Recherche – Detailansicht

Ausgabe:

November/2012

Spalte:

1179–1180

Kategorie:

Altertumswissenschaft

Autor/Hrsg.:

Frahm, Eckart

Titel/Untertitel:

Babylonian and Assyrian Text Commentaries. Origins of Interpretation.

Verlag:

Münster: Ugarit-Verlag 2011. XI, 483 S. 24,0 x 17,0 cm = Guides to the Mesopotamian Textual Record, 5. Kart. EUR 56,00. ISBN 978-3-86835-056-2.

Rezensent:

Alasdair Livingstone

This compendious volume originated as a Heidelberg Habilitation thesis and now in a revised and expanded form provides for the first time a monograph devoted entirely to the subject of the Babylonian commentaries. The only other monograph on the topic is the Commentaires Assyro-Babyloniens sur les Présages (1933) of René Labat, which, as its title implies, only deals with a certain category of texts. The book was inspired by Volume XLI of the series Cuneiform Texts from Babylonian Tablets in the British Museum in which C. J. Gadd provided 50 plates of cuneiform copes of omens and commentaries, mainly the text known from its incipit as šumma ālu ina mēlê šakin, ›If a city is situated on a hill‹. As Eckart Frahm points out, apart from Labat, the only direct treatment of the topic is a short article under the lemma ›Kommentar‹ in the Reallexikon der Assyriologie und Vorderasiatisschen Archäologie which appeared in the early 1980s.
F.’s book is comprehensive in its contents and approach.

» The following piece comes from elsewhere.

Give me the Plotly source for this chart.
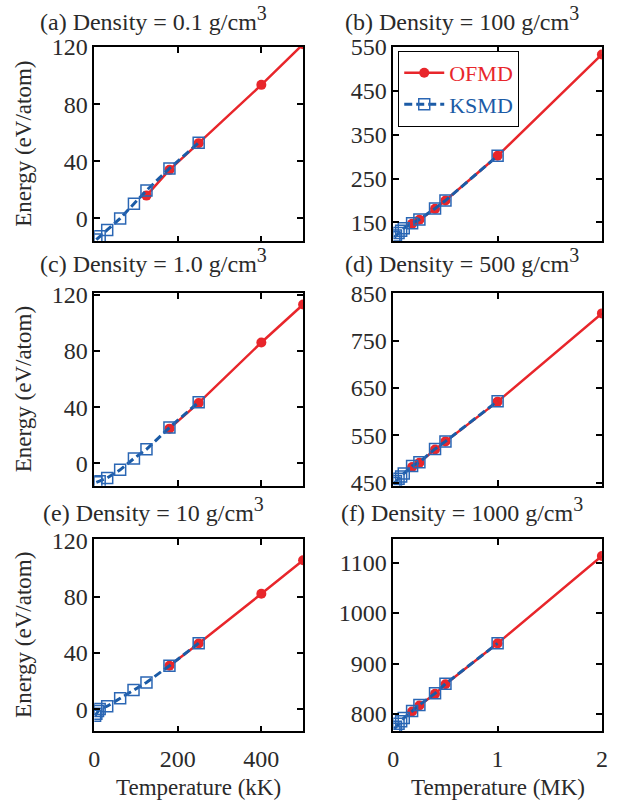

He briefly places the Babylonian commentaries more widely in their intellectual place, while also offering a history of research, including an overview of Mesopotamian scholarship with its particular traditions of explanatory lexical lists, glosses and Sumerian texts equipped with parallel Babylonian translations. He then gives a typology of the commentaries followed by a discussion of the hermeneutic techniques to be found in them. A further section treats the actual sources of the comments provided in the commentaries, for example lexical texts, another text related to the text being treated, or simply an attribution to the teaching of ›the masters‹, who, unlike in Rabbinic commentaries, are seldom if ever mentioned by name. There then follows an extensive section in which the various texts that were equipped with commentaries, and the types of commentaries that they inspired, are outlined. The remaining part of the book is contextual, but in much greater detail than in the Introduction. Both library types and specific libraries are considered in detail. Finally there is an extensive section on the vexed question of the canonicity of Babylonian cuneiform literature.
Thus, one finds in this book is a detailed and learned exposition of the phenomenon ›commentary‹ in ancient Mesopotamia. F.’s task has not been made easier by the nature of the cuneiform texts as they have come down to us and the state of their edition at the present time. Few texts are complete and many are riddled with lacunae and whole lines that have been completely destroyed. It will still be many years before up-to-date and usable text editions of all the material is available and given this situation F.’s coverage and navigational skills are remarkable. The book is directed at Assyriologists, but the author is mindful of the existence of a wider audience. For example, on pp. 10–11 he offers a list, with explanations, of the customary names of specific Babylonian texts referred to in the book, names such as Alandimmu and Tummu bītu that though melodious may not be as redolent with meaning to all readers.
A key issue that demands treatment in its own right is that of hermeneutics and the relation between the Babylonian and Jewish traditions in this field. This is raised already on the first page of the Introduction which is pointed out that for Mesopotamia itself hermeneutics already plays a part in the late fourth millennium BC at the time of the invention of the earliest archaic writing that was to develop into cuneiform. A whole chapter of some twenty pages is devoted to explaining the actual hermeneutic techniques that occur in the Babylonian and Assyrian commentaries, synonyms, explanations of logograms, complex synonym chains, the pronunciation of syllabic signs of logograms, phonological variants morphological derivation and morphological variants, antonyms, paraphrases, figurative interpretation, etymology, and at etymology and, finally, gematria. This concise exposition of these techniques provides a useful guide unavailable elsewhere. In the case of gematria F. roundly states (77) that this is perhaps found less frequently in Mesopotamia than elsewhere in the ancient world (he also has examples from ancient Egyptian) as a result of the richness of other possibilities for manipulation offered by the cuneiform script.
F. is no narrow specialist. In a list within the Indices one counts references to over forty passages in Jewish and Christian texts for which the Babylonian commentaries may seem to have relevance, and his book also shows an awareness of classical scholarship. The book is well presented and well-organised and there are a few misprints (e. g. Ashurbanipal II on p. 436 and Cambride, MA on p. 443).
This, then, is a volume that deserves to be noticed and can be used with profit by scholars of the Old Testament.